Si perde di vista il fatto che, come in Occidente, la filosofia giapponese è divisa in moltissime correnti contrapposte tra loro. Ci sono nelle cattedre giapponesi degli eminenti seguaci di Popper, di Wittgenstein, di Klossowski, di Kripke, di Rorty e di Russell: ci sono egregi studiosi della logica aristotelica e dell’epistemologia della scienza e via dicendo, i quali non parlano mai di ’pensiero giapponese’ perché il tema fu esausto molti decenni fa, e finì sotto le ceneri della seconda guerra mondiale. Quel stile di ragionare fu (ed è ancora) totalizzante, in quanto attribuiva a tutti i membri di una etnia lo stesso modo di comportarsi, rapportarsi e pensare. Abbiamo (o no?) imparato la stessa lezione da queste parti. Chi mira a pensare è tenuto a non nascondere i lineamenti di un approccio individuale dietro il modo con cui si confronta con un concetto. Quando un pensiero va spacciato per ’collettivo’ ((orientale o occidentale che si voglia) non si può sapere mai di chi è la responsabilità, da che contesto storico deriva. Riprende perciò un carattere etnico-trascendentale che rifiuta la possibilità stessa di dialogo perché privo di storicità.
I pensatori scelti per il volume recensito rappresentano un piccolo cenacolo di postmodernisti, Nietscheanetti riciclati, che si sono formati studiando le varie scuole francesi (Lacan, Foucault, Derrida et cetera). Parlano della giapponesità perché fa audience, è l’unico tema che riesce a attrarre un pubblico al di là dei confini delle varie torri d’avorio in cui questi programmi di studio si elaborano.

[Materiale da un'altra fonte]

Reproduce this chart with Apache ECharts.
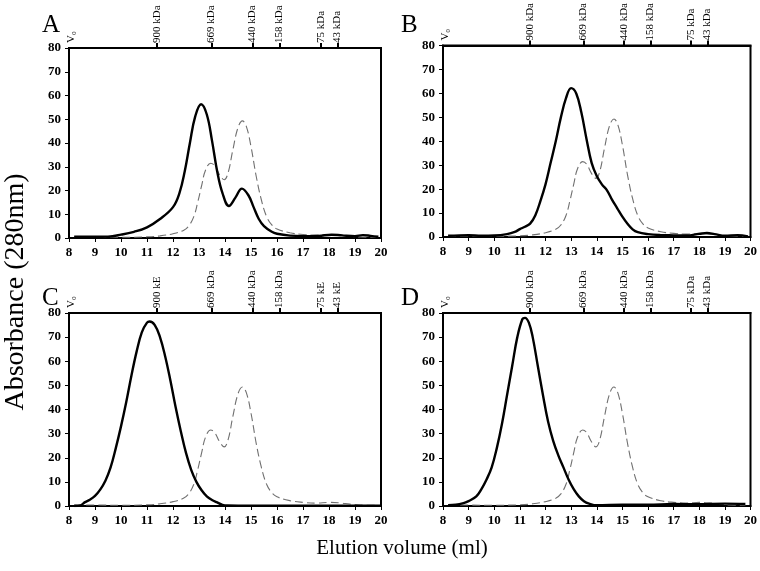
<!DOCTYPE html>
<html>
<head>
<meta charset="utf-8">
<style>html,body{margin:0;padding:0;background:#fff}#c{width:760px;height:571px}</style>
<script src="https://cdn.jsdelivr.net/npm/echarts@6/dist/echarts.min.js"></script>
</head>
<body>
<div id="c"></div>
<script>
// ---- data ----
const panelLetters = ['A', 'B', 'C', 'D'];
const xAxisTitle = 'Elution volume (ml)';
const yAxisTitle = 'Absorbance (280nm)';

// top axis (molecular weight standards)
const markerValues = [8.1, 11.38, 13.48, 15.05, 16.1, 17.68, 18.32];
const markerLabels = ['V₀', '900 kDa', '669 kDa', '440 kDa', '158 kDa', '75 kDa', '43 kDa'];
const markerLabelsC = ['V₀', '900 kE', '669 kDa', '440 kDa', '158 kDa', '75 kE', '43 kE'];

// dashed: standards run (same in every panel)
const standardCurve = [
  [8.2,0.5],[9,0.4],[10,0.3],[11,0.5],[11.5,0.9],[12,1.8],[12.4,3.2],[12.6,5],[12.8,9],[12.95,15],
  [13.1,22],[13.25,28.5],[13.45,31.5],[13.6,30.5],[13.8,26.5],[13.97,24.5],[14.12,27.5],[14.3,37],
  [14.5,46.5],[14.67,49.3],[14.82,47],[15.0,38.5],[15.2,26],[15.4,16],[15.6,9],[15.8,5.5],[16,3.8],
  [16.5,2.2],[17,1.5],[17.5,1.2],[18,1.5],[18.4,1.3],[18.8,0.8],[19.2,0.4],[19.8,0.3]
];

const sampleA = [
  [8.2,0.5],[9,0.5],[9.5,0.6],[10,1.4],[10.5,2.6],[11,4.5],[11.5,8],[12,13],[12.25,19],[12.45,28],
  [12.65,40],[12.85,51],[13.08,56.3],[13.3,52],[13.5,41],[13.7,28],[13.9,19],[14.15,13.5],[14.4,17],
  [14.65,20.8],[14.9,18],[15.1,13],[15.3,8],[15.5,5],[15.8,2.6],[16,1.8],[16.5,1],[17,0.8],[17.6,0.9],
  [18.1,1.4],[18.5,1.1],[19,0.8],[19.3,1.2],[19.6,0.9],[19.9,0.5]
];

const sampleB = [
  [8.2,0.5],[9,0.8],[9.5,0.5],[10,0.6],[10.5,1.2],[10.8,2.1],[11,3.3],[11.2,4.3],[11.4,5.6],[11.6,9],
  [11.8,15],[12,22],[12.2,31],[12.4,40],[12.6,50],[12.8,58],[13.0,62.2],[13.2,60],[13.4,52],[13.6,41],
  [13.8,31],[14.0,25.5],[14.2,22],[14.4,19.5],[14.6,15.5],[14.8,12],[15.0,8.5],[15.2,5.5],[15.4,3.2],
  [15.6,2],[16,1.2],[16.5,0.8],[17,0.7],[17.5,0.6],[18,1.3],[18.3,1.7],[18.6,1.2],[19,0.5],[19.5,0.8],[19.9,0.2]
];

const sampleC = [
  [8.2,0],[8.45,0.3],[8.6,1.5],[8.8,2.6],[9.0,4.2],[9.2,6.8],[9.4,10.5],[9.6,16],[9.8,24],[10.0,33],
  [10.2,43],[10.4,54],[10.6,64],[10.8,72],[11.0,76],[11.1,76.5],[11.3,75],[11.5,70],[11.7,62],
  [11.9,52],[12.1,41],[12.3,31],[12.5,22],[12.7,15],[12.9,10],[13.1,6.5],[13.3,4],[13.5,2.5],
  [13.7,1.5],[13.9,0.5],[14.1,0.2],[15,0.1],[17,0.1],[20,0.1]
];

const sampleD = [
  [8.2,0.3],[8.5,0.5],[8.8,1.2],[9.0,2],[9.3,4],[9.5,7],[9.7,11],[9.9,16],[10.1,24],[10.3,34],
  [10.5,46],[10.7,58],[10.9,70],[11.1,77.5],[11.2,78],[11.35,76],[11.5,70],[11.7,58],[11.9,46],
  [12.1,35],[12.3,27],[12.5,21],[12.7,16],[12.9,11],[13.1,7],[13.3,4],[13.5,2],[13.7,1],[14,0.3],
  [15,0.5],[16,0.5],[17,0.8],[18,0.7],[19,1],[19.8,0.8]
];

const samples = [sampleA, sampleB, sampleC, sampleD];
const topLabelSets = [markerLabels, markerLabels, markerLabelsC, markerLabels];

// ---- layout ----
const grids = [
  {left: 69, top: 48, width: 312, height: 190},
  {left: 443, top: 43, width: 312, height: 194},
  {left: 69, top: 313, width: 312, height: 193},
  {left: 443, top: 313, width: 312, height: 193}
];
const letterPos = [[37, 8], [396, 8], [37, 281], [396, 281]];
const serif = '"Liberation Serif", "DejaVu Serif", serif';

const option = {
  animation: false,
  backgroundColor: '#fff',
  title: [],
  grid: [], xAxis: [], yAxis: [], series: []
};

grids.forEach((g, i) => {
  option.grid.push(Object.assign({show: true, borderColor: '#000', borderWidth: 2, backgroundColor: 'transparent'}, g));
  option.title.push({
    text: panelLetters[i], left: letterPos[i][0], top: letterPos[i][1],
    textStyle: {fontFamily: serif, fontSize: 25, fontWeight: 'normal', color: '#000'}
  });
  // bottom axis
  option.xAxis.push({
    type: 'value', gridIndex: i, min: 8, max: 20, interval: 1, position: 'bottom',
    axisLine: {show: true, onZero: false, lineStyle: {color: '#000', width: 2}},
    axisTick: {show: true, length: 4, lineStyle: {color: '#000'}},
    axisLabel: {color: '#000', fontFamily: serif, fontWeight: 'bold', fontSize: 13, margin: 8},
    splitLine: {show: false}
  });
  // top axis with standards
  const labels = topLabelSets[i];
  option.xAxis.push({
    type: 'value', gridIndex: i, min: 8, max: 20, position: 'top',
    axisLine: {show: true, onZero: false, lineStyle: {color: '#000', width: 2}},
    axisTick: {show: true, length: 5, lineStyle: {color: '#000', width: 2}, customValues: markerValues.slice(1)},
    axisLabel: {
      show: true, customValues: markerValues, rotate: -90, margin: 5,
      color: '#000', fontFamily: serif, fontSize: 11,
      formatter: function (v) {
        let best = 0, d = 1e9;
        markerValues.forEach((m, k) => { if (Math.abs(m - v) < d) { d = Math.abs(m - v); best = k; } });
        return labels[best];
      }
    },
    splitLine: {show: false}
  });
  option.yAxis.push({
    type: 'value', gridIndex: i, min: 0, max: 80, interval: 10,
    axisLine: {show: true, lineStyle: {color: '#000', width: 2}},
    axisTick: {show: true, length: 4, lineStyle: {color: '#000'}},
    axisLabel: {color: '#000', fontFamily: serif, fontWeight: 'bold', fontSize: 13, margin: 8},
    splitLine: {show: false}
  });
  option.series.push({
    type: 'line', xAxisIndex: i * 2, yAxisIndex: i, data: standardCurve, smooth: 0.4,
    showSymbol: false, lineStyle: {color: '#707070', width: 1.1, type: [8, 4]}, z: 2
  });
  option.series.push({
    type: 'line', xAxisIndex: i * 2, yAxisIndex: i, data: samples[i], smooth: 0.4,
    showSymbol: false, lineStyle: {color: '#000', width: 2.4}, z: 3
  });
});

option.graphic = [
  {type: 'text', rotation: Math.PI / 2, x: 16, y: 292,
   style: {text: yAxisTitle, font: '28px ' + serif, fill: '#000', textAlign: 'center', textVerticalAlign: 'middle'}},
  {type: 'text', x: 402, y: 548,
   style: {text: xAxisTitle, font: '21px ' + serif, fill: '#000', textAlign: 'center', textVerticalAlign: 'middle'}}
];

const chart = echarts.init(document.getElementById('c'), null, {renderer: 'canvas'});
chart.setOption(option);
</script>
</body>
</html>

In un’epoca neo-totalizzante come la nostra. in cui il potere non si appoggia più sulle mobilizazzioni di masse, ma prospera nella frammentarietà di esse, l’idea dell’individuo già sociale fin dalla nascita promossa dai seguaci di Watsuji, (chi alla sua volta fu leale inserviente dell’ideologia imperialista giapponese), riprende vita, spacciandosi per un concetto ’orientale’ quando nei fatti fu adattato da Hegel. Tutto questo però ricalca tematiche oramai vecchie. Se si rivuole che torni in voga Giovanni Gentile, sarebbe meglio ripristinare la sua dottrina direttamente dalle fonti locali, invece di cercare una sponda lontana da cui far ripartire, mutatis mutandis, lo stesso concetto, ingarbugliato da idiomi in apparenza ’orientali’.